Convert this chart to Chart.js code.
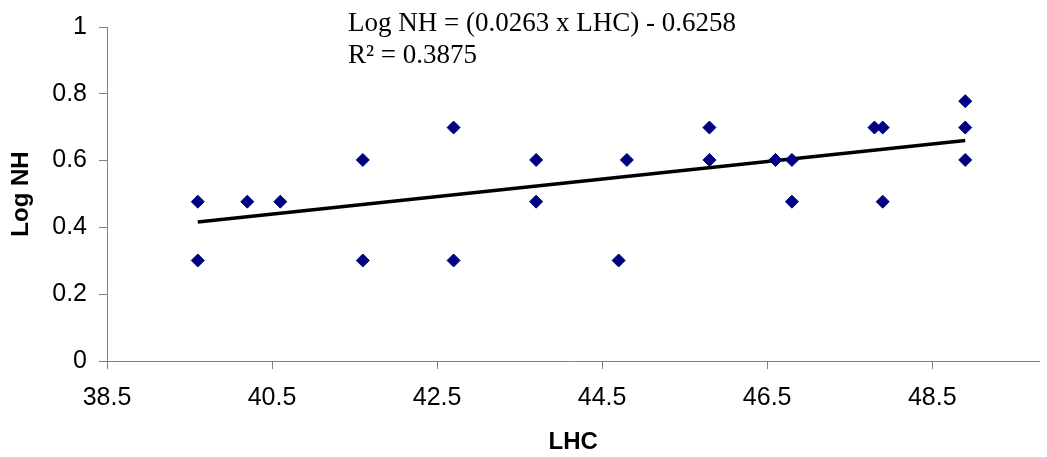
<!DOCTYPE html>
<html>
<head>
<meta charset="utf-8">
<script src="https://cdn.jsdelivr.net/npm/chart.js@4/dist/chart.umd.min.js"></script>
<style>
  body { margin: 0; background: #fff; }
</style>
</head>
<body>
<canvas id="lhcChart" width="1047" height="457"></canvas>
<script>
// values
const lhc = [39.6, 39.6, 40.2, 40.6, 41.6, 41.6, 42.7, 42.7, 43.7, 43.7, 44.7, 44.8,
  45.8, 45.8, 46.6, 46.8, 46.8, 47.8, 47.9, 47.9, 48.9, 48.9, 48.9];
const logNH = [0.477, 0.301, 0.477, 0.477, 0.602, 0.301, 0.699, 0.301, 0.602, 0.477, 0.301, 0.602,
  0.699, 0.602, 0.602, 0.602, 0.477, 0.699, 0.699, 0.477, 0.778, 0.699, 0.602];

// trend line end points
const trendX = [39.6, 48.9];
const trendY = [0.416, 0.660];

const xTicks = [38.5, 40.5, 42.5, 44.5, 46.5, 48.5];
const yTicks = [0, 0.2, 0.4, 0.6, 0.8, 1];

const eqLines = ["Log NH = (0.0263 x LHC) - 0.6258", "R\u00B2 = 0.3875"];

const sans = "'Liberation Sans', Arial, sans-serif";
const axisGrey = "#808080";

// writes the regression equation above the points
const equationText = {
  id: "equationText",
  afterDraw(chart) {
    const c = chart.ctx;
    c.save();
    c.fillStyle = "#000";
    c.font = "27px 'Liberation Serif', 'Times New Roman', serif";
    c.textAlign = "left";
    c.textBaseline = "alphabetic";
    c.fillText(eqLines[0], 348, 31);
    c.fillText(eqLines[1], 348, 63);
    c.restore();
  },
};

const ctx = document.getElementById("lhcChart").getContext("2d");
new Chart(ctx, {
  type: "scatter",
  data: {
    datasets: [
      {
        label: "Log NH",
        data: lhc.map((x, i) => ({ x: x, y: logNH[i] })),
        pointStyle: "rectRot",
        pointRadius: 6.5,
        pointHoverRadius: 6.5,
        backgroundColor: "#000080",
        borderColor: "#000080",
        borderWidth: 1,
      },
      {
        label: "trend",
        type: "line",
        data: trendX.map((x, i) => ({ x: x, y: trendY[i] })),
        borderColor: "#000",
        borderWidth: 3.5,
        pointRadius: 0,
        fill: false,
      },
    ],
  },
  options: {
    responsive: false,
    animation: false,
    layout: { padding: { top: 24, right: 0, left: 0, bottom: 0 } },
    plugins: {
      legend: { display: false },
      tooltip: { enabled: false },
    },
    scales: {
      x: {
        type: "linear",
        min: 38.5,
        max: 49.8,
        afterBuildTicks: (scale) => {
          scale.ticks = xTicks.map((v) => ({ value: v }));
        },
        afterFit: (scale) => {
          scale.height = 96;
        },
        grid: { drawOnChartArea: false, tickLength: 8, color: axisGrey },
        border: { color: axisGrey, width: 1 },
        ticks: {
          color: "#000",
          font: { family: sans, size: 25 },
          padding: 14,
          maxRotation: 0,
          callback: (v) => String(v),
        },
        title: {
          display: true,
          text: "LHC",
          color: "#000",
          font: { family: sans, size: 24, weight: "bold" },
          padding: { top: 0, bottom: 0 },
        },
      },
      y: {
        min: 0,
        max: 1,
        afterBuildTicks: (scale) => {
          scale.ticks = yTicks.map((v) => ({ value: v }));
        },
        afterFit: (scale) => {
          scale.width = 107;
        },
        grid: { drawOnChartArea: false, tickLength: 8, color: axisGrey },
        border: { color: axisGrey, width: 1 },
        ticks: {
          color: "#000",
          font: { family: sans, size: 25 },
          padding: 12,
          callback: (v) => String(v),
        },
        title: {
          display: true,
          text: "Log NH",
          color: "#000",
          font: { family: sans, size: 24, weight: "bold" },
          padding: { top: 7, bottom: 0 },
        },
      },
    },
  },
  plugins: [equationText],
});
</script>
</body>
</html>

- Set task: Set the pictures aside and transcribe the data above exactly.

- Right answer:
Convert this chart to Chart.js code.
<!DOCTYPE html>
<html>
<head>
<meta charset="utf-8">
<script src="https://cdn.jsdelivr.net/npm/chart.js@4/dist/chart.umd.min.js"></script>
<style>
  body { margin: 0; background: #fff; }
</style>
</head>
<body>
<canvas id="lhcChart" width="1047" height="457"></canvas>
<script>
// values
const lhc = [39.6, 39.6, 40.2, 40.6, 41.6, 41.6, 42.7, 42.7, 43.7, 43.7, 44.7, 44.8,
  45.8, 45.8, 46.6, 46.8, 46.8, 47.8, 47.9, 47.9, 48.9, 48.9, 48.9];
const logNH = [0.477, 0.301, 0.477, 0.477, 0.602, 0.301, 0.699, 0.301, 0.602, 0.477, 0.301, 0.602,
  0.699, 0.602, 0.602, 0.602, 0.477, 0.699, 0.699, 0.477, 0.778, 0.699, 0.602];

// trend line end points
const trendX = [39.6, 48.9];
const trendY = [0.416, 0.660];

const xTicks = [38.5, 40.5, 42.5, 44.5, 46.5, 48.5];
const yTicks = [0, 0.2, 0.4, 0.6, 0.8, 1];

const eqLines = ["Log NH = (0.0263 x LHC) - 0.6258", "R\u00B2 = 0.3875"];

const sans = "'Liberation Sans', Arial, sans-serif";
const axisGrey = "#808080";

// writes the regression equation above the points
const equationText = {
  id: "equationText",
  afterDraw(chart) {
    const c = chart.ctx;
    c.save();
    c.fillStyle = "#000";
    c.font = "27px 'Liberation Serif', 'Times New Roman', serif";
    c.textAlign = "left";
    c.textBaseline = "alphabetic";
    c.fillText(eqLines[0], 348, 31);
    c.fillText(eqLines[1], 348, 63);
    c.restore();
  },
};

const ctx = document.getElementById("lhcChart").getContext("2d");
new Chart(ctx, {
  type: "scatter",
  data: {
    datasets: [
      {
        label: "Log NH",
        data: lhc.map((x, i) => ({ x: x, y: logNH[i] })),
        pointStyle: "rectRot",
        pointRadius: 6.5,
        pointHoverRadius: 6.5,
        backgroundColor: "#000080",
        borderColor: "#000080",
        borderWidth: 1,
      },
      {
        label: "trend",
        type: "line",
        data: trendX.map((x, i) => ({ x: x, y: trendY[i] })),
        borderColor: "#000",
        borderWidth: 3.5,
        pointRadius: 0,
        fill: false,
      },
    ],
  },
  options: {
    responsive: false,
    animation: false,
    layout: { padding: { top: 24, right: 0, left: 0, bottom: 0 } },
    plugins: {
      legend: { display: false },
      tooltip: { enabled: false },
    },
    scales: {
      x: {
        type: "linear",
        min: 38.5,
        max: 49.8,
        afterBuildTicks: (scale) => {
          scale.ticks = xTicks.map((v) => ({ value: v }));
        },
        afterFit: (scale) => {
          scale.height = 96;
        },
        grid: { drawOnChartArea: false, tickLength: 8, color: axisGrey },
        border: { color: axisGrey, width: 1 },
        ticks: {
          color: "#000",
          font: { family: sans, size: 25 },
          padding: 14,
          maxRotation: 0,
          callback: (v) => String(v),
        },
        title: {
          display: true,
          text: "LHC",
          color: "#000",
          font: { family: sans, size: 24, weight: "bold" },
          padding: { top: 0, bottom: 0 },
        },
      },
      y: {
        min: 0,
        max: 1,
        afterBuildTicks: (scale) => {
          scale.ticks = yTicks.map((v) => ({ value: v }));
        },
        afterFit: (scale) => {
          scale.width = 107;
        },
        grid: { drawOnChartArea: false, tickLength: 8, color: axisGrey },
        border: { color: axisGrey, width: 1 },
        ticks: {
          color: "#000",
          font: { family: sans, size: 25 },
          padding: 12,
          callback: (v) => String(v),
        },
        title: {
          display: true,
          text: "Log NH",
          color: "#000",
          font: { family: sans, size: 24, weight: "bold" },
          padding: { top: 7, bottom: 0 },
        },
      },
    },
  },
  plugins: [equationText],
});
</script>
</body>
</html>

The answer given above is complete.